Russia’s Only Escape From Its Budget Pain Is Economic Growthby
Economic growth is the ‘only way out,’ Uralsib’s Dudkin says
Seven-month deficit widened as downturn persists, survey shows
Russia is running down its wealth funds and the budget is deep in the red for years to come. It’s something only economic growth can cure.
Saddled with social outlays and spending on security and defense that are at almost 60 percent of this year’s total expenditure, and oil prices going nowhere fast, the room for fiscal maneuver is limited. The seven-month deficit widened to 1.5 trillion rubles ($23.7 billion), an increase of more than 6 percent from June, the Finance Ministry said on Monday. An economic upswing is “the only way out,” said Dmitry Dudkin, head of fixed-income research at Uralsib.
As Russia muddles through its longest recession in two decades, it racked up a budget deficit of 3.3 percent of economic output as of end-July, on track for the widest in six years. The prospect of fiscal relief is growing distant, with oil in a bear market after closing below $40 a barrel in August for the first time in almost four months.
“There are grounds for moderate optimism,” Dudkin said by e-mail. “At the same time, the main risk is, of course, the budget. The monetary sphere already managed to adapt to a new reality, while the budget hasn’t yet.”
Some economic growth is already trickling through. Almost two years of quarterly contraction ended in April-June, paving the way for a recovery that will extend into the second half and beyond, according to Citigroup Inc. If Russia can reach growth of 1 percent to 1.5 percent next year, the budget deficit will shrink to 1.5 percent to 2 percent, or about half the level proposed by the Finance Ministry, Dudkin said.
President Vladimir Putin’s government has already resorted to measures from spending cutbacks to sales of debt and state assets to cover a shortfall estimated at about 3 percent of output this year. With parliamentary elections a month away, followed by a presidential ballot in 2018, authorities are under pressure to ease the plight of households after a currency crisis and a spike in inflation eviscerated their earning power over the past two years.
What’s making things is that the ruble’s 3.1 percent drop in July hasn’t kept up with the decline in Brent, which plunged more than 14 percent the same month. Such a mismatch hurts the budget because the government receives fewer rubles per barrel of oil sold for dollars abroad.

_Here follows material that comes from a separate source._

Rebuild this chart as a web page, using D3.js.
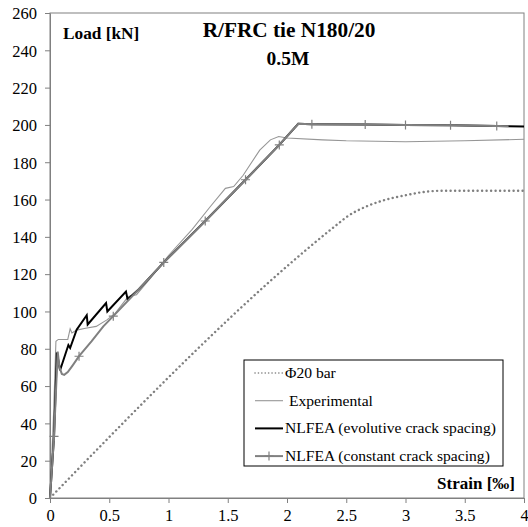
<!DOCTYPE html>
<html>
<head>
<meta charset="utf-8">
<script src="https://cdn.jsdelivr.net/npm/d3@7"></script>
<style>
  html, body { margin: 0; padding: 0; background: #fff; }
  text { font-family: "Liberation Serif", "Times New Roman", serif; fill: #000; }
</style>
</head>
<body>
<svg id="chart" width="528" height="527"></svg>
<script>
// strain [‰], load [kN]
const barData = [[0, 0], [2.45, 148], [2.5, 150.5], [2.67, 156.3], [2.8, 159.3], [3.0, 162.3], [3.15, 164], [3.3, 164.7], [4, 164.7]]

const expData = [
  [0, 0], [0.03, 45], [0.05, 84], [0.07, 85], [0.15, 85], [0.17, 90.7], [0.185, 88.5], [0.225, 90],
  [0.3, 91], [0.39, 92], [0.48, 95.5], [0.55, 99], [0.66, 108], [0.73, 109], [0.85, 118],
  [1.0, 130], [1.2, 144], [1.35, 156], [1.48, 166], [1.55, 167], [1.63, 173], [1.77, 186.5],
  [1.86, 192], [1.93, 193.8], [2.0, 193], [2.3, 192], [2.5, 191.5], [3.0, 191], [3.5, 191.5], [4.0, 192.3]
]

const evoData = [
  [0, 0], [0.034, 33], [0.058, 78], [0.085, 68.5], [0.155, 82], [0.17, 80.4], [0.225, 90.2],
  [0.31, 98], [0.318, 93], [0.473, 104.5], [0.484, 100], [0.641, 110.7], [0.655, 106.5],
  [0.75, 111.9], [0.96, 126.3], [1.31, 148.5], [1.65, 170.6], [1.935, 189.3], [2.095, 200.6],
  [2.21, 200.4], [2.66, 200.2], [3.0, 200], [3.38, 199.8], [3.77, 199.4], [4.0, 199.2]
]

const constData = [
  [0, 0], [0.034, 33], [0.065, 78.5], [0.08, 70], [0.1, 66.5], [0.12, 66], [0.15, 67.5], [0.19, 71],
  [0.245, 76], [0.35, 84], [0.45, 92], [0.534, 97.5], [0.75, 111.9], [0.96, 126.3], [1.31, 148.5],
  [1.65, 170.6], [1.935, 189.3], [2.095, 200.6], [2.21, 200.4], [2.66, 200.2], [3.0, 200],
  [3.38, 199.8], [3.77, 199.4], [3.87, 199.3]
]

const constMarks = [[0.034, 33], [0.245, 76], [0.534, 97.5], [0.96, 126.3], [1.31, 148.5], [1.65, 170.6],
  [1.935, 189.3], [2.21, 200.4], [2.66, 200.2], [3.0, 200], [3.38, 199.8], [3.77, 199.4]]

const xTicks = [0, 0.5, 1, 1.5, 2, 2.5, 3, 3.5, 4]
const yTicks = d3.range(0, 261, 20)

const legendLabels = ['\u03A620 bar', ' Experimental', 'NLFEA (evolutive crack spacing)', 'NLFEA (constant crack spacing)']

const margin = { top: 13, right: 4, bottom: 29, left: 50 }
const width = 528
const height = 527
const grey = '#808080'

const svg = d3.select('#chart')

const x = d3.scaleLinear().domain([0, 4]).range([margin.left, width - margin.right])
const y = d3.scaleLinear().domain([0, 260]).range([height - margin.bottom, margin.top])

// frame
svg.append('rect')
  .attr('x', x(0)).attr('y', y(260))
  .attr('width', x(4) - x(0)).attr('height', y(0) - y(260))
  .attr('fill', 'none').attr('stroke', grey).attr('stroke-width', 1)

// axes
const xAxis = svg.append('g')
  .attr('transform', 'translate(0,' + y(0) + ')')
  .call(d3.axisBottom(x).tickValues(xTicks).tickSize(5).tickSizeOuter(0).tickPadding(6).tickFormat(d3.format('')))
const yAxis = svg.append('g')
  .attr('transform', 'translate(' + x(0) + ',0)')
  .call(d3.axisLeft(y).tickValues(yTicks).tickSize(5).tickSizeOuter(0).tickPadding(8))

;[xAxis, yAxis].forEach(function (g) {
  g.select('.domain').attr('stroke', grey)
  g.selectAll('.tick line').attr('stroke', grey)
  g.selectAll('.tick text')
    .style('font-family', '"Liberation Serif", serif')
    .style('font-size', '16.5px')
    .attr('fill', '#000')
})
yAxis.selectAll('.tick text').attr('dy', '0.35em')

const line = d3.line().x(function (d) { return x(d[0]) }).y(function (d) { return y(d[1]) })
const smooth = d3.line().x(function (d) { return x(d[0]) }).y(function (d) { return y(d[1]) }).curve(d3.curveMonotoneX)

// Phi20 bar (dotted)
svg.append('path')
  .attr('d', smooth(barData))
  .attr('fill', 'none')
  .attr('stroke', grey)
  .attr('stroke-width', 2.4)
  .attr('stroke-linecap', 'round')
  .attr('stroke-dasharray', '0.1 4.4')

// experimental
svg.append('path')
  .attr('d', line(expData))
  .attr('fill', 'none')
  .attr('stroke', '#969696')
  .attr('stroke-width', 1.1)

// evolutive crack spacing
svg.append('path')
  .attr('d', line(evoData))
  .attr('fill', 'none')
  .attr('stroke', '#000')
  .attr('stroke-width', 2)

// constant crack spacing
svg.append('path')
  .attr('d', line(constData))
  .attr('fill', 'none')
  .attr('stroke', grey)
  .attr('stroke-width', 2)

const plus = function (sel, s) {
  sel.append('path')
    .attr('d', 'M' + (-s) + ',0H' + s + 'M0,' + (-s) + 'V' + s)
    .attr('stroke', grey)
    .attr('stroke-width', 1.2)
    .attr('fill', 'none')
}
svg.selectAll('.mark')
  .data(constMarks)
  .enter()
  .append('g')
  .attr('class', 'mark')
  .attr('transform', function (d) { return 'translate(' + x(d[0]) + ',' + y(d[1]) + ')' })
  .each(function () { plus(d3.select(this), 4.5) })

// texts
svg.append('text')
  .attr('x', 63).attr('y', 39)
  .style('font-size', '17.3px').style('font-weight', 'bold')
  .text('Load [kN]')
svg.append('text')
  .attr('x', 289).attr('y', 37)
  .attr('text-anchor', 'middle')
  .style('font-size', '21.3px').style('font-weight', 'bold')
  .text('R/FRC tie N180/20')
svg.append('text')
  .attr('x', 288).attr('y', 65)
  .attr('text-anchor', 'middle')
  .style('font-size', '19.5px').style('font-weight', 'bold')
  .text('0.5M')
svg.append('text')
  .attr('x', 515).attr('y', 489)
  .attr('text-anchor', 'end')
  .style('font-size', '17px').style('font-weight', 'bold')
  .text('Strain [\u2030]')

// legend
const legend = svg.append('g').attr('transform', 'translate(244,360)')
legend.append('rect')
  .attr('width', 259).attr('height', 106)
  .attr('fill', '#fff').attr('stroke', '#000').attr('stroke-width', 1)

const rows = legend.selectAll('.row')
  .data(legendLabels)
  .enter()
  .append('g')
  .attr('class', 'row')
  .attr('transform', function (_, i) { return 'translate(0,' + (13 + i * 27.7) + ')' })

rows.each(function (_, i) {
  const g = d3.select(this)
  const seg = g.append('line').attr('x1', 11).attr('x2', 39).attr('y1', 0).attr('y2', 0)
  if (i === 0) {
    seg.attr('stroke', grey).attr('stroke-width', 1.6).attr('stroke-linecap', 'round').attr('stroke-dasharray', '0.1 3.3')
  } else if (i === 1) {
    seg.attr('stroke', '#969696').attr('stroke-width', 1.1)
  } else if (i === 2) {
    seg.attr('stroke', '#000').attr('stroke-width', 2)
  } else {
    seg.attr('stroke', grey).attr('stroke-width', 2)
    plus(g.append('g').attr('transform', 'translate(25,0)'), 4.5)
  }
})

rows.append('text')
  .attr('x', 41).attr('y', 5)
  .style('font-size', '15.6px')
  .style('white-space', 'pre')
  .text(function (d) { return d })
</script>
</body>
</html>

The Russian currency is the fourth-worst performer among its emerging-market peers this quarter. It traded 1.1 percent stronger at 64.02 versus the U.S. currency as of 5:44 p.m. in Moscow.
Gross domestic product lost 0.6 percent in the second quarter from a year earlier after a decline of 1.2 percent in the previous three months. GDP will shrink 0.8 percent this year before gains of 1.3 percent in 2017 and 1.5 percent in 2018, according to the median estimates in Bloomberg polls of economists. At an average oil price of $40 a barrel, output will slip 0.5 percent this year, Citigroup estimates.
“While our forecast implies that Russia will return to positive year-on-year growth in the fourth quarter of 2016, the recovery is likely to be muted by historical standards amid elevated global uncertainty, persisting geopolitical risks and domestic structural constraints,” Citigroup economists Ivan Tchakarov and Ekaterina Vlasova said in a report.
Central bank Governor Elvira Nabiullina in June put Russia’s potential growth at no more than 2 percent in the medium term and called for improving the business climate and structural reforms to harness the nation’s potential. Should there be no additional shocks, growth may turn positive in the coming months, with GDP expanding 0.4 percent in the third quarter from the previous three months, the central bank’s research and forecasting department said last week.
Russia is preparing its budget for the next three years after the Finance Ministry proposed the fiscal gap at 3.2 percent of economic output in 2017. It then plans to reduce it by one percentage point each year to balance the budget by 2020.
Given plans to freeze spending next year in nominal terms, inflation will “eat away” at the deficit even if the economy runs up zero growth in real terms, according to Dmitry Shagardin, an analyst at Bank Saint-Petersburg PJSC.
Under the Finance Ministry’s proposals for drafting a 2017-2019 budget program, the government will fully deplete its $38 billion Reserve Fund next year, while another 783 billion rubles will be taken from the National Wellbeing Fund, originally created to cover long-term outlays for social spending such as supporting the pension system.
A resumption of growth will support revenue that’s not linked to oil and gas, helping narrow the budget gap, and the Finance Ministry’s plans to narrow the deficit are “realistic,” said Oleg Kouzmin, an economist at Renaissance Capital in Moscow.
“But it’s impossible not to speak about the risks,” he said. “Outside risks mainly have to do with the dynamics of oil prices, and domestic -- with expenditure before 2018 elections.”